10 Female Wrestlers Ignored In WWE's Revisionist History
6. Bull Nakano
For those who never saw her work, Bull Nakano was basically a scarier, female Braun Strowman. Having won her first championship at the age of 17, Nakano was already a respected veteran in Japan when she joined the WWF in 1994, aged 26. At just over 200 pounds, her size alone got the crowd’s attention, to say nothing of her wild makeup and crazy hair, but it was her physical charisma in the ring that made her a WWF star. Her clotheslines and leg drops look devastating, and she even went to the top rope for truly impressive dives.
With such a gap in talent between Alundra Blayze and the rest of the division, Nakano was initially brought into the WWF to provide a credible threat to her championship reign. Beginning at SummerSlam 1994, the two began an extended program that saw Nakano capture the championship at a Tokyo Dome event in November and then drop it back to Blayze the following April.
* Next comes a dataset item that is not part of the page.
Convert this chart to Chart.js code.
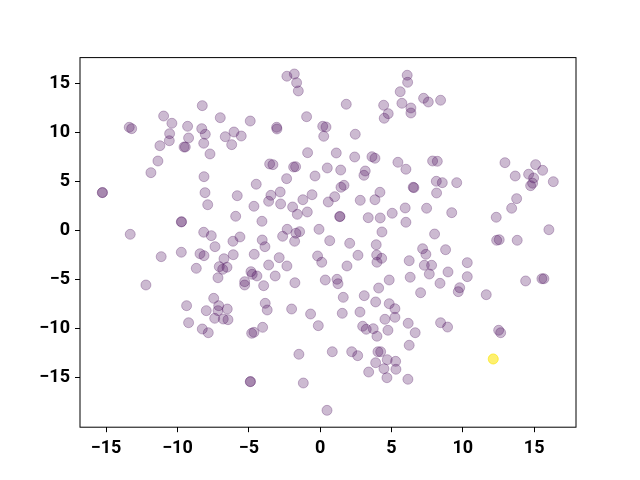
<!DOCTYPE html>
<html>
<head>
<meta charset="utf-8">
<script src="https://cdn.jsdelivr.net/npm/chart.js@4/dist/chart.umd.min.js"></script>
<style>
  html, body { margin: 0; padding: 0; background: #fff; }
  canvas { display: block; }
</style>
</head>
<body>
<canvas id="scatter" width="640" height="480"></canvas>
<script>
// values
const purpleX = [
  -8.26, -10.97, -10.39, -7.00, -4.90, -13.38, -13.21, -9.29, -8.30, -10.55,
  -8.05, -9.22, -10.57, -6.65, -6.04, -5.53, -6.20, -8.16, -11.23, -9.54,
  -9.45, -7.72, -11.37, -11.86, -8.14, -15.27, -15.25, -8.07, -7.88, -5.81,
  -5.92, -9.73, -9.71, -13.31, -8.16, -7.63, -6.11, -5.62, -7.37,
  -2.33, -1.81, -1.65, -1.53, 1.83, 6.10, 6.13, 5.61, 4.45, 4.77,
  4.49, 5.73, 6.36, 6.36, -0.95, -3.05, -3.03, 0.18, 0.41, 0.25,
  2.46, -0.88, 1.13, 2.42, 3.63, 3.84, -3.54, -3.31, -1.86, -1.72,
  0.50, 1.44, -0.36, -2.35, 3.16, 3.07, 5.45, 6.01, 6.52, 6.57,
  -4.48, -3.45, -2.80, -3.61, -4.64, -2.77, -1.93, -1.60, -1.21, -0.57,
  -0.90, 0.57, 1.02, 1.46, 1.67, 2.81, 3.84, 4.19, 1.37, 1.39,
  3.37, 4.21, 5.05, 5.96, 6.01, 4.33, -4.08, -2.31, -2.63, -1.70,
  -1.44, -0.08, -1.79, -4.06, -3.87, 0.67, 2.07, 3.93,
  7.25, 7.58, 8.44, 7.88, 8.21, 8.14, 8.56, 9.57, 8.16, 12.95,
  13.67, 15.10, 15.59, 14.61, 14.96, 14.75, 14.89, 16.34, 13.77, 13.42,
  12.34, 7.46, 9.22, 8.02, 16.03, 12.37, 12.55, 13.81,
  -11.14, -9.73, -8.42, -8.14, -6.09, -6.74, -8.68, -7.07, -6.83, -6.53,
  -7.16, -12.21, -5.29, -5.29, -9.36, -7.46, -7.11, -7.16, -7.98, -6.51,
  -7.39, -6.79, -6.46, -9.22, -8.26, -7.84, -4.90, -4.88,
  -4.62, -4.85, -4.76, -4.43, -3.61, -2.87, -2.33, -3.96, -3.15, -1.77,
  -0.18, 0.11, 1.88, 2.65, 3.96, 4.31, 3.98, 6.24, 6.31, 4.84,
  4.10, 0.36, 1.18, 1.25, 1.62, 3.09, 3.89, 4.84, 5.24, -3.85,
  -3.71, -2.00, -0.67, 1.55, 2.79, 4.54, 5.24, -0.13, -4.03, -4.80,
  -4.64, 2.98, 3.23, 3.72, 3.98, 4.75, 6.17, 6.24, -1.49, 0.85,
  2.21, 2.63, 4.05, 4.24, 3.89, 4.70, 5.29, 4.47, 5.31, 3.40,
  4.68, 6.15, -1.18, 0.48,
  7.18, 7.41, 8.79, 7.30, 7.81, 7.65, 8.96, 10.31, 10.31, 8.40,
  7.04, 9.78, 9.68, 11.64, 14.40, 15.54, 15.68, 6.66, 8.44, 8.93,
  12.51, 12.65
];
const purpleY = [
  12.79, 11.73, 10.99, 11.56, 11.22, 10.58, 10.44, 10.68, 10.44, 9.93,
  9.87, 9.49, 9.21, 9.62, 10.10, 9.69, 8.81, 8.95, 8.70, 8.57,
  8.57, 7.86, 7.14, 5.95, 5.54, 3.91, 3.93, 3.91, 2.68, 3.60,
  1.50, 0.92, 0.95, -0.34, -0.13, -0.48, -1.05, -0.61, -1.60,
  15.79, 16.02, 15.13, 14.29, 12.93, 15.89, 15.17, 14.21, 12.83, 11.97,
  11.50, 13.03, 12.55, 12.04, 11.66, 10.58, 10.41, 10.68, 10.61, 9.66,
  9.87, 7.99, 7.96, 7.55, 7.58, 7.42, 6.84, 6.77, 6.53, 6.56,
  6.43, 6.22, 5.61, 5.34, 6.12, 5.68, 7.01, 6.30, 4.46, 4.42,
  4.77, 3.64, 3.98, 3.03, 2.52, 2.76, 2.45, 1.70, 3.19, 3.70,
  1.94, 2.96, 3.50, 4.46, 4.66, 3.13, 3.19, 3.95, 1.46, 1.49,
  1.36, 1.33, 1.81, 2.35, 0.89, -0.10, 0.99, 0.17, -0.54, -0.23,
  -0.07, 0.17, -1.05, -0.92, -1.60, -0.99, -1.26, -1.40,
  13.54, 13.16, 13.34, 7.14, 7.11, 5.07, 4.93, 4.93, 3.88, 6.97,
  5.61, 6.77, 6.19, 5.79, 5.41, 4.62, 4.87, 5.03, 3.30, 2.32,
  1.40, 2.32, 1.87, -0.31, 0.13, -0.95, -0.89, -0.95,
  -2.62, -2.17, -2.32, -2.52, -2.42, -2.83, -3.81, -3.64, -3.91, -3.70,
  -4.77, -5.51, -5.17, -5.51, -7.62, -6.87, -7.62, -8.13, -8.13, -7.96,
  -8.91, -8.98, -9.05, -9.36, -10.00, -10.38, -15.38, -15.36,
  -2.38, -4.15, -4.42, -4.59, -3.47, -2.72, -3.57, -5.58, -4.59, -5.28,
  -2.55, -3.19, -3.57, -2.48, -2.45, -2.79, -3.19, -3.03, -4.72, -5.00,
  -5.82, -5.00, -4.93, -5.38, -6.77, -6.60, -7.24, -7.42, -7.93, -7.38,
  -8.06, -7.96, -8.47, -8.40, -8.27, -9.01, -8.81, -9.66, -9.83, -10.44,
  -10.34, -9.72, -10.03, -9.97, -10.74, -10.13, -9.42, -11.66, -12.58, -12.32,
  -12.32, -12.72, -12.32, -12.32, -13.44, -13.13, -13.30, -14.05, -14.11, -14.39,
  -14.97, -15.13, -15.51, -18.30,
  -1.81, -2.38, -1.91, -3.50, -3.50, -4.39, -4.18, -3.23, -4.66, -5.34,
  -6.30, -5.79, -6.19, -6.50, -5.10, -4.87, -4.87, -10.38, -9.36, -9.80,
  -10.13, -10.38
];
// the yellow mark looks stronger than one alpha layer, so stacked points
const yellowX = [12.13, 12.13, 12.13];
const yellowY = [-13.06, -13.06, -13.06];

const xTicks = [-15, -10, -5, 0, 5, 10, 15];
const yTicks = [-15, -10, -5, 0, 5, 10, 15];
const xRange = [-16.83, 17.93];
const yRange = [-20.02, 17.69];

const toPoints = (xs, ys) => xs.map((x, i) => ({ x: x, y: ys[i] }));
const minusLabel = (v) => (v < 0 ? "\u2212" + Math.abs(v) : String(v));

const purple = "rgba(68, 1, 84, 0.27)";
const yellow = "rgba(253, 231, 37, 0.3)";

// matplotlib style box around the plot area
const frame = {
  id: "frame",
  afterDatasetsDraw(chart) {
    const a = chart.chartArea;
    const ctx = chart.ctx;
    ctx.save();
    ctx.strokeStyle = "#000";
    ctx.lineWidth = 1;
    ctx.strokeRect(a.left, a.top, a.right - a.left, a.bottom - a.top);
    ctx.restore();
  },
};

const tickFont = { family: "Roboto", size: 18, weight: "bold" };

new Chart(document.getElementById("scatter").getContext("2d"), {
  type: "scatter",
  data: {
    datasets: [
      {
        data: toPoints(purpleX, purpleY),
        backgroundColor: purple,
        borderColor: purple,
        borderWidth: 1,
        pointRadius: 5,
      },
      {
        data: toPoints(yellowX, yellowY),
        backgroundColor: yellow,
        borderColor: yellow,
        borderWidth: 1,
        pointRadius: 5,
      },
    ],
  },
  options: {
    responsive: false,
    animation: false,
    devicePixelRatio: 1,
    layout: { padding: { left: 0, right: 64, top: 57.6, bottom: 0 } },
    plugins: { legend: { display: false }, tooltip: { enabled: false } },
    scales: {
      x: {
        type: "linear",
        min: xRange[0],
        max: xRange[1],
        afterBuildTicks: (scale) => {
          scale.ticks = xTicks.map((v) => ({ value: v }));
        },
        afterFit: (scale) => {
          scale.height = 52.8;
        },
        grid: { drawOnChartArea: false, drawTicks: true, tickLength: 5, color: "#000" },
        border: { display: false },
        ticks: { color: "#000", font: tickFont, padding: 5, maxRotation: 0, callback: minusLabel },
      },
      y: {
        type: "linear",
        min: yRange[0],
        max: yRange[1],
        afterBuildTicks: (scale) => {
          scale.ticks = yTicks.map((v) => ({ value: v }));
        },
        afterFit: (scale) => {
          scale.width = 80;
        },
        grid: { drawOnChartArea: false, drawTicks: true, tickLength: 5, color: "#000" },
        border: { display: false },
        ticks: { color: "#000", font: tickFont, padding: 5, callback: minusLabel },
      },
    },
  },
  plugins: [frame],
});
</script>
</body>
</html>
When Blayze took time off to recover from plastic surgery, the WWF made plans to build a feud between Nakano and the newly-signed Bertha Faye. Unfortunately, Nakano was caught with cocaine and forced out of the company soon after, a harsh punishment coming from the company that had employed the likes of Hulk Hogan, Randy Savage, The Ultimate Warrior, and others. She had a brief stint in WCW, but retired from wrestling shortly after, with only the odd comeback match since.
As with the Jumping Bomb Angels, Nakano was a talented foreign worker more famous for her work outside of the WWF than in it, and her tenure in the company lasted under a year. Coupled with the cocaine incident, it’s not a surprise that she’s rarely talked about in WWE today, but her work speaks for itself, and she helped set the standard for later stars like Chyna, Kharma, and Nia Jax.